Only the lines from the start of the data through the line with "var yTicks = [20, 40, 60, 80, 100];" belong in the copy. Restate them word for word, minus the pictures.

[start]

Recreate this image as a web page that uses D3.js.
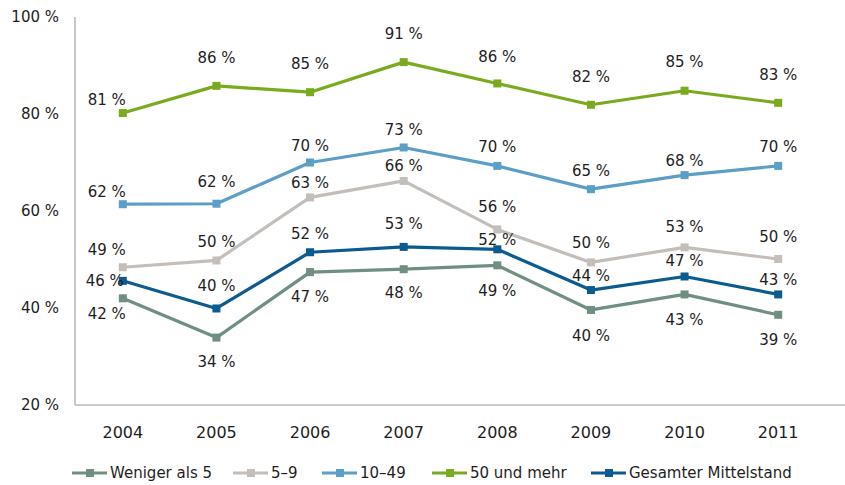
<!DOCTYPE html>
<html>
<head>
<meta charset="utf-8">
<script src="https://cdn.jsdelivr.net/npm/d3@7/dist/d3.min.js"></script>
<style>
    body { margin: 0; background: #fff; }
    svg text { font-family: "DejaVu Sans", sans-serif; fill: #1e1e1e; }
</style>
</head>
<body>
<svg id="chart" width="845" height="485"></svg>
<script>
    // data
    var years = ['2004', '2005', '2006', '2007', '2008', '2009', '2010', '2011'];

    var wenigerAls5 = [42.0, 33.9, 47.4, 48.0, 48.8, 39.6, 42.8, 38.6];
    var fuenfBisNeun = [48.4, 49.8, 62.8, 66.2, 56.2, 49.4, 52.5, 50.1];
    var zehnBis49 = [61.4, 61.5, 70.0, 73.1, 69.3, 64.5, 67.4, 69.3];
    var fuenfzigUndMehr = [80.2, 85.8, 84.5, 90.7, 86.3, 81.9, 84.8, 82.3];
    var gesamt = [45.6, 39.9, 51.5, 52.6, 52.1, 43.7, 46.5, 42.8];

    // labels as printed on the chart
    var wenigerAls5Labels = [42, 34, 47, 48, 49, 40, 43, 39];
    var fuenfBisNeunLabels = [49, 50, 63, 66, 56, 50, 53, 50];
    var zehnBis49Labels = [62, 62, 70, 73, 70, 65, 68, 70];
    var fuenfzigUndMehrLabels = [81, 86, 85, 91, 86, 82, 85, 83];
    var gesamtLabels = [46, 40, 52, 53, 52, 44, 47, 43];

    var yTicks = [20, 40, 60, 80, 100];

    var series = [
        { name: 'Weniger als 5', values: wenigerAls5, labels: wenigerAls5Labels, color: '#6f8f81',
          dy: [15, 24, 25, 24, 25, 26, 25, 25] },
        { name: '5\u20139', values: fuenfBisNeun, labels: fuenfBisNeunLabels, color: '#c3beb9',
          dy: [-18, -19, -15, -15, -23, -20, -21, -22] },
        { name: '10\u201349', values: zehnBis49, labels: zehnBis49Labels, color: '#5b9ec6',
          dy: [-12, -22, -17, -18, -19, -18, -14, -19] },
        { name: '50 und mehr', values: fuenfzigUndMehr, labels: fuenfzigUndMehrLabels, color: '#7aab1e',
          dy: [-13, -28, -28, -28, -27, -28, -29, -28] },
        { name: 'Gesamter Mittelstand', values: gesamt, labels: gesamtLabels, color: '#0b5b8f',
          dy: [0, -23, -18, -23, -10, -14, -16, -15] }
    ];

    var svg = d3.select('#chart');

    var xScale = d3.scaleBand()
        .domain(years)
        .range([76, 825]);

    var yScale = d3.scaleLinear()
        .domain([20, 100])
        .range([405, 17]);

    var xCenter = function (i) {
        return xScale(years[i]) + xScale.bandwidth() / 2;
    };

    // axes
    svg.append('line')
        .attr('x1', 75).attr('x2', 75)
        .attr('y1', yScale(100)).attr('y2', yScale(20))
        .attr('stroke', '#bdb8b3')
        .attr('stroke-width', 1.6);

    svg.append('line')
        .attr('x1', 75).attr('x2', 845)
        .attr('y1', yScale(20)).attr('y2', yScale(20))
        .attr('stroke', '#bdb8b3')
        .attr('stroke-width', 1.6);

    svg.selectAll('.y-tick')
        .data(yTicks)
        .enter().append('text')
        .attr('class', 'y-tick')
        .attr('x', 59)
        .attr('y', function (d) { return yScale(d); })
        .attr('dy', '0.35em')
        .attr('text-anchor', 'end')
        .style('font-size', '15px')
        .text(function (d) { return d + ' %'; });

    svg.selectAll('.x-tick')
        .data(years)
        .enter().append('text')
        .attr('class', 'x-tick')
        .attr('x', function (d, i) { return xCenter(i); })
        .attr('y', 432)
        .attr('dy', '0.35em')
        .attr('text-anchor', 'middle')
        .style('font-size', '16px')
        .text(function (d) { return d; });

    // lines and markers
    var line = d3.line()
        .x(function (d, i) { return xCenter(i); })
        .y(function (d) { return yScale(d); });

    var groups = svg.selectAll('.series')
        .data(series)
        .enter().append('g')
        .attr('class', 'series');

    groups.append('path')
        .attr('d', function (d) { return line(d.values); })
        .attr('fill', 'none')
        .attr('stroke', function (d) { return d.color; })
        .attr('stroke-width', 3.2)
        .attr('stroke-linejoin', 'round');

    groups.each(function (s) {
        d3.select(this).selectAll('rect')
            .data(s.values)
            .enter().append('rect')
            .attr('x', function (d, i) { return xCenter(i) - 4; })
            .attr('y', function (d) { return yScale(d) - 4; })
            .attr('width', 8)
            .attr('height', 8)
            .attr('fill', s.color);
    });

    // data labels on top of everything
    series.forEach(function (s, si) {
        svg.append('g').selectAll('text')
            .data(s.labels)
            .enter().append('text')
            .attr('x', function (d, i) {
                if (si === 4 && i === 0) {
                    return xCenter(i) + 1;
                }
                return xCenter(i) - (i === 0 ? 16 : 0);
            })
            .attr('y', function (d, i) { return yScale(s.values[i]) + s.dy[i]; })
            .attr('dy', '0.35em')
            .attr('text-anchor', function (d, i) {
                return (si === 4 && i === 0) ? 'end' : 'middle';
            })
            .style('font-size', '15px')
            .text(function (d) { return d + ' %'; });
    });

    // legend
    var legendX = [72, 233, 322, 432, 591];
    var legend = svg.selectAll('.legend')
        .data(series)
        .enter().append('g')
        .attr('class', 'legend')
        .attr('transform', function (d, i) { return 'translate(' + legendX[i] + ',473)'; });

    legend.append('line')
        .attr('x1', 0).attr('x2', 35)
        .attr('stroke', function (d) { return d.color; })
        .attr('stroke-width', 3.2);

    legend.append('rect')
        .attr('x', 14).attr('y', -4)
        .attr('width', 8).attr('height', 8)
        .attr('fill', function (d) { return d.color; });

    legend.append('text')
        .attr('x', 38)
        .attr('dy', '0.35em')
        .style('font-size', '15px')
        .text(function (d) { return d.name; });
</script>
</body>
</html>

[end]

• In response:
Recreate this image as a web page that uses D3.js.
<!DOCTYPE html>
<html>
<head>
<meta charset="utf-8">
<script src="https://cdn.jsdelivr.net/npm/d3@7/dist/d3.min.js"></script>
<style>
    body { margin: 0; background: #fff; }
    svg text { font-family: "DejaVu Sans", sans-serif; fill: #1e1e1e; }
</style>
</head>
<body>
<svg id="chart" width="845" height="485"></svg>
<script>
    // data
    var years = ['2004', '2005', '2006', '2007', '2008', '2009', '2010', '2011'];

    var wenigerAls5 = [42.0, 33.9, 47.4, 48.0, 48.8, 39.6, 42.8, 38.6];
    var fuenfBisNeun = [48.4, 49.8, 62.8, 66.2, 56.2, 49.4, 52.5, 50.1];
    var zehnBis49 = [61.4, 61.5, 70.0, 73.1, 69.3, 64.5, 67.4, 69.3];
    var fuenfzigUndMehr = [80.2, 85.8, 84.5, 90.7, 86.3, 81.9, 84.8, 82.3];
    var gesamt = [45.6, 39.9, 51.5, 52.6, 52.1, 43.7, 46.5, 42.8];

    // labels as printed on the chart
    var wenigerAls5Labels = [42, 34, 47, 48, 49, 40, 43, 39];
    var fuenfBisNeunLabels = [49, 50, 63, 66, 56, 50, 53, 50];
    var zehnBis49Labels = [62, 62, 70, 73, 70, 65, 68, 70];
    var fuenfzigUndMehrLabels = [81, 86, 85, 91, 86, 82, 85, 83];
    var gesamtLabels = [46, 40, 52, 53, 52, 44, 47, 43];

    var yTicks = [20, 40, 60, 80, 100];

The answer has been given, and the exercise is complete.